Depuis l’entrée en fonction de Jean-Michel Blanquer au ministère de l’Education nationale, l’école en France n’a connu qu’une descente aux enfers. La manière dont s’est déroulée la rentrée du 3 janvier 2022, en pleine vague épidémique avec le variant Omicron, n’en est que la triste démonstration. Car le « management Blanquer » est aujourd’hui synonyme de destruction de l’école de la République, et ce qu’elle a connu pendant tout le long de la crise sanitaire en est un exemple frappant.

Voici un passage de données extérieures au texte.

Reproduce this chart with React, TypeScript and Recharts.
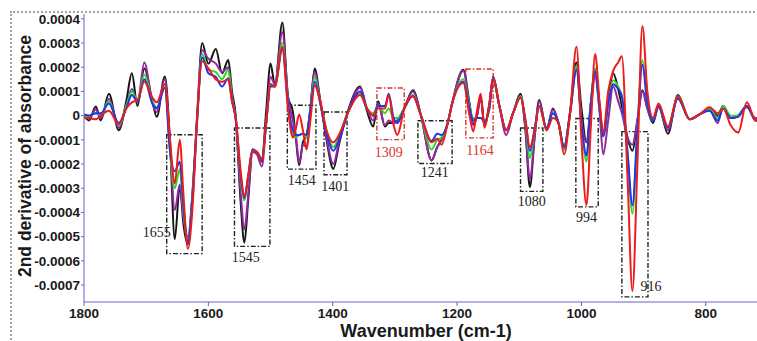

Un malaise présent depuis plusieurs années dans le corps enseignant

Objectivement, nous ne pouvons pas imputer à l’actuel occupant du 110 rue de Grenelle tous les maux qui traversent l’école et que connaissent les enseignants aujourd’hui. Perte de reconnaissance dans la société, gel du point d’indice et perte de pouvoir d’achat, manque structurel de moyens : depuis déjà de très nombreuses années, la profession d’enseignant est de plus en plus difficile à exercer. Cette dynamique est encore plus criante pour les professeurs du primaire (de maternelle et d’élémentaire). En atteste le chiffre de candidats présents aux examens écrits du concours externe de recrutement de professeur des écoles, passant de 34 952 en 2010[1] à 26 257 en 2021[2], alors même que le nombre de postes ouverts a augmenté sur cette période de 2000. Aujourd’hui, la vérité est que le métier d’enseignant est devenu si difficile, qu’il décourage ou détruit des vocations. Au moment même où la demande est criante.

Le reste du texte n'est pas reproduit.